In past summers I, like my colleagues, used summer “break” to take advantage of PD opportunities.  I attended an AP teacher institute, I took summer grad school courses, I attended district sessions, etc.  However, this summer was a bit different.  This summer I was home with my son and my husband (a stay-at-home dad) and we had several weeks blocked off to visit family.  While there were a myriad of PD opportunities that I would have loved to participate in, I had to limit myself to one week of sessions that were mandated by my district (even though the 30 hours gave me about 30 minutes worth of learning) and the mandatory mentor training I needed as part of my role as a mentor-teacher this year.  The rest of my summer time was set aside for my family.

My shift from teacher to teacher/working parent has not been an easy one.  One of the aspects of my professional life that had to change was that I needed to find ways to stay on top of education trends and access professional development from home during my son’s naps and bedtime.  Luckily I live in the age of the internet and social networks and I have learned quite a bit by staying on top of e-mail, journals, blogs and joining twitter.  Just from staying linked in with other educators I have discovered mentor texts, opening day ideas, suggestions for how to support my new mentee and thought-provoking critiques of current education reform.  I am extremely grateful to be living in this age of connectivity since I can’t imagine how I would keep up professionally without it.

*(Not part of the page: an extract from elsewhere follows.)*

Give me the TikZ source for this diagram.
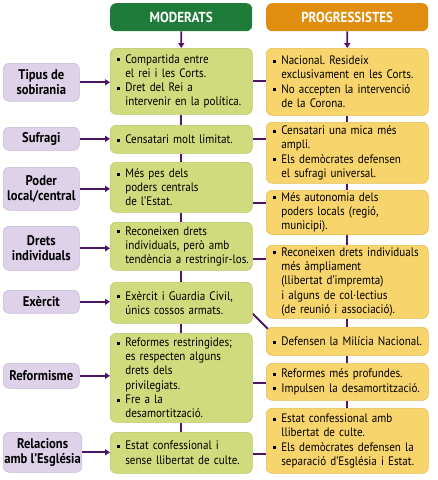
\documentclass[tikz,border=0pt]{standalone}
\usepackage{fontspec}
\setmainfont{PT Sans}[FakeStretch=0.9]
\usepackage{tikz}
\usetikzlibrary{arrows.meta,calc,positioning,backgrounds}
\usepackage{xcolor}
\frenchspacing
\hyphenpenalty=10000
\exhyphenpenalty=10000

\definecolor{modfill}{HTML}{CFDB7C}
\definecolor{modline}{HTML}{B8C665}
\definecolor{progfill}{HTML}{F8D46C}
\definecolor{progline}{HTML}{E6BD52}
\definecolor{labfill}{HTML}{DDD2EA}
\definecolor{labline}{HTML}{C8BAD8}
\definecolor{hdrgreen}{HTML}{1E7B3A}
\definecolor{hdrorange}{HTML}{E08E10}
\definecolor{conn}{HTML}{4D1562}

\newcommand{\bul}{\makebox[12pt][l]{\hspace{4pt}\raisebox{1.8pt}{\rule{3pt}{3pt}}}}
\newcommand{\ind}{\hspace*{12pt}}

\begin{document}
\begin{tikzpicture}[x=1pt,y=-1pt,
    box/.style={rectangle,rounded corners=6pt,anchor=north west,inner xsep=3pt,inner ysep=2pt,
      font=\fontsize{12.3}{14.3}\selectfont,text=black},
    hdrbox/.style={box,fill=#1,text=white,font=\fontsize{14.5}{16}\selectfont\bfseries,align=center},
    labbox/.style={box,fill=labfill,draw=labline,line width=0.6pt,minimum width=76pt,minimum height=#1,
      align=center,font=\fontsize{14}{15}\selectfont\bfseries,inner xsep=1pt},
    modbox/.style={box,fill=modfill,draw=modline,line width=0.6pt,text width=136pt,minimum height=#1,align=left},
    progbox/.style={box,fill=progfill,draw=progline,line width=0.6pt,text width=156pt,minimum height=#1,align=left},
    ar/.style={-{Triangle[length=5pt,width=6pt]},line width=1.8pt,conn},
    ln/.style={line width=1.8pt,conn}
  ]
    \useasboundingbox (0,0) rectangle (438,480);
    % headers
    \node[hdrbox=hdrgreen,minimum width=142pt,minimum height=28pt] (hm) at (110,3) {MODERATS};
    \node[hdrbox=hdrorange,minimum width=162pt,minimum height=28pt] (hp) at (266,3) {PROGRESSISTES};
    % labels
    \node[labbox=38pt] (l1) at (3,63) {Tipus de\\sobirania};
    \node[labbox=23pt] (l2) at (3,127) {Sufragi};
    \node[labbox=43pt] (l3) at (3,167) {Poder\\local/central};
    \node[labbox=44pt] (l4) at (3,226) {Drets\\individuals};
    \node[labbox=23pt] (l5) at (3,290) {Exèrcit};
    \node[labbox=25pt] (l6) at (3,363) {Reformisme};
    \node[labbox=40pt] (l7) at (3,432) {Relacions\\amb l'Església};
    % moderats
    \node[modbox=66pt] (m1) at (110,48) {\bul Compartida entre\\\ind el rei i les Corts.\\\bul Dret del Rei a\\\ind intervenir en la política.};
    \node[modbox=28pt] (m2) at (110,125) {\bul Censatari molt limitat.};
    \node[modbox=50pt] (m3) at (110,162) {\bul Més pes dels\\\ind poders centrals\\\ind de l'Estat.};
    \node[modbox=48pt] (m4) at (110,222) {\bul Reconeixen drets\\\ind individuals, però amb\\\ind tendència a restringir-los.};
    \node[modbox=41pt] (m5) at (110,282) {\bul Exèrcit i Guardia Civil,\\\ind únics cossos armats.};
    \node[modbox=89pt] (m6) at (110,333) {\bul Reformes restringides;\\\ind es respecten alguns\\\ind drets dels\\\ind privilegiats.\\\bul Fre a la\\\ind desamortització.};
    \node[modbox=41pt] (m7) at (110,432) {\bul Estat confessional i\\\ind sense llibertat de culte.};
    % progressistes
    \node[progbox=67pt] (p1) at (266,48) {\bul Nacional. Resideix\\\ind exclusivament en les Corts.\\\bul No accepten la intervenció\\\ind de la Corona.};
    \node[progbox=61pt] (p2) at (266,122) {\bul Censatari una mica més\\\ind ampli.\\\bul Els demòcrates defensen\\\ind el sufragi universal.};
    \node[progbox=44pt] (p3) at (266,190) {\bul Més autonomia dels\\\ind poders locals (regió,\\\ind municipi).};
    \node[progbox=73pt] (p4) at (266,245) {\bul Reconeixen drets individuals\\\ind més àmpliament\\\ind (llibertat d'impremta)\\\ind i alguns de col·lectius\\\ind (de reunió i associació).};
    \node[progbox=28pt] (p5) at (266,327) {\bul Defensen la Milícia Nacional.};
    \node[progbox=37pt] (p6) at (266,363) {\bul Reformes més profundes.\\\bul Impulsen la desamortització.};
    \node[progbox=65pt] (p7) at (266,408) {\bul Estat confessional amb\\\ind llibertat de culte.\\\bul Els demòcrates defensen la\\\ind separació d'Església i Estat.};
    % row points
    \coordinate (r3) at ($(m3.south east)+(0,-10)$);
    \coordinate (r4) at ($(m4.south east)+(0,-12)$);
    \coordinate (r5) at ($(m5.south east)+(0,-10)$);
    \coordinate (r6) at ($(m6.south east)+(0,-40)$);
    \coordinate (r7) at ($(m7.south east)+(0,-20)$);
    \begin{scope}[on background layer]
      \fill[white] (0,0) rectangle (438,480);
      \draw[ar] (hm) -- (m1);
      \draw[ar] (hp) -- (p1);
      \foreach \i in {1,...,7} {
        \draw[ar] (l\i.east) -- (l\i.east -| m\i.west);
      }
      \foreach \i/\j in {1/2,2/3,3/4,4/5,5/6,6/7} {
        \draw[ln] (m\i) -- (m\j);
        \draw[ln] (p\i) -- (p\j);
      }
      \draw[ln] (m1.east) -- (m1.east -| p1.west);
      \draw[ln] (m2.east) -- (m2.east -| p2.west);
      \draw[ln] (r3) -- (r3 -| p3.west);
      \draw[ln] (r4) -- (r4 -| p4.west);
      \draw[ln] (r5) -- ($(p5.north west)+(3,3)$);
      \draw[ln] (r6) -- (r6 -| p6.west);
      \draw[ln] (r7) -- (r7 -| p7.west);
    \end{scope}
  \end{tikzpicture}
\end{document}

What professional learning networks are you a part of?  To see a summary of my network, check out my new My PLN page.

Yummy Stuff:
It is summer and we are swimming in squashes and tomatoes a plenty!  Last night I made a casserole that was an adaptation of Colleen Patrick-Goudrou’s fantastic squash and tomato dish from Color Me Vegan.  The whole family enjoyed this super easy dish.  Also, a quick plug for Colleen’s book the 30-day Vegan Challenge.  If you have ever thought about going vegan, but didn’t want to give up cheese, or were unsure how you could eat out with friends, this is the book for you!

Summer Squash and Tomato Bake

  • Servings: 4
  • Difficulty: easy
  • Print

1/2 lb macaroni
1 1/2 lbs summer squash (about 5 smallish squash) cut into 1/2 inch pieces
2 cups of chopped tomato (about 2 medium tomatoes)
5 cloves of garlic minced (if you want to mellow the garlic flavor, saute these in oil for a few minutes before adding into the veggies)
2 TB olive oil
1 TB minced basil
1 TB minced thyme
1 TB minced parsley

1/4 almonds (lightly toasted in a dry pan on medium-high heat for 4-6 minutes)
1 TB nutritional yeast
1 tsp salt

1. Cook the macaroni according to package directions.  When it is done, drain and rinse with cold water.  While you are getting the water boiling for the macaroni, prep your veggies and herbs and toast the almonds (and saute the garlic, if you want)  Also, pre-heat the oven to 375
2. Mix the squash, garlic, oil and herbs in a bowl until everything is evenly covered.  BTW, fresh herbs are REALLY worth it for this dish!  Add in some tomatoes and stir some more.
3. Make the topping by putting the almonds, nutritional yeast and salt in a food processor and pulse until the almonds really fine.
4. Mix the macaroni in with the veggies and pour the bowl into a nine-inch square baking dish.  Sprinkle the topping evenly on the veggies and bake it for about 30 minutes.  Enjoy with some bread or a yummy green salad!